One month ago we profiled the worst that could happen should supply-chains break down when he discussed the "calamitous chaos" that hit Brazil's shipping industry as a result of a series of concurrent logistical strikes, which paralyzed domestic trade and left foreign trade partners in a state of limbo.
With the fund spending recent years trying to spread its investments more evenly across the world, "building a roughly 10% stake in emerging markets and even moving into frontier markets", the fallout of the trade war was hard to miss in its second-quarter report, when the fund lost 5.7% in emerging market stocks and 4% on Chinese equities, the two sectors most impacted by trade war so far.
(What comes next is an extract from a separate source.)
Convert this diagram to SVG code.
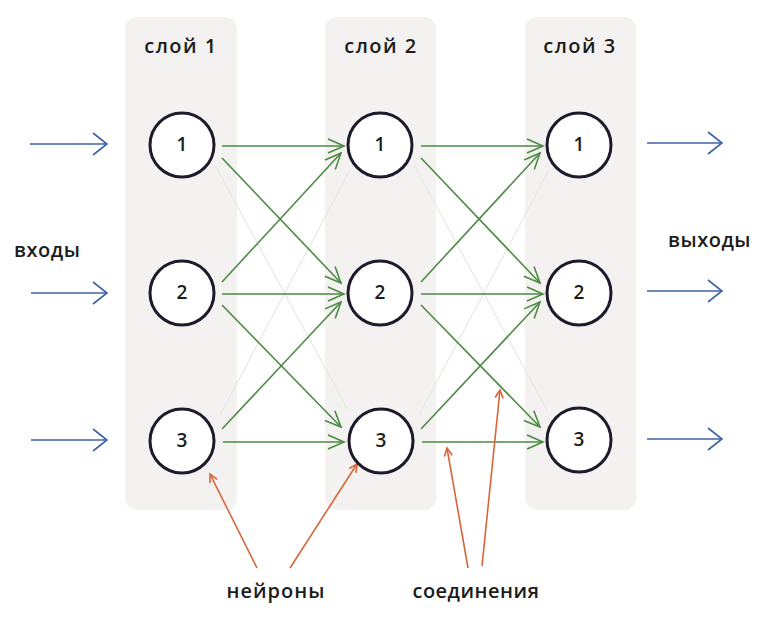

The fund has few places to hide from a trade war, but it remains committed to its goal of spreading investments. “We just invest an equal slice all over the world,” Slyngstad said.The silver lining for Slyngstad is that unlike most of his peers he does not have window of opportunity in which to reverse his underperformance, and thanks to its very long term investment horizon, it can easily absorb losses for far longer than most funds; instead it builds on an expectation that ethical choices here and now actually make good economic sense further down the road.
That said, the operation is not some green hipper commune and there’s no conflict for the fund between saving the environment and chasing good returns, according to Slyngstad.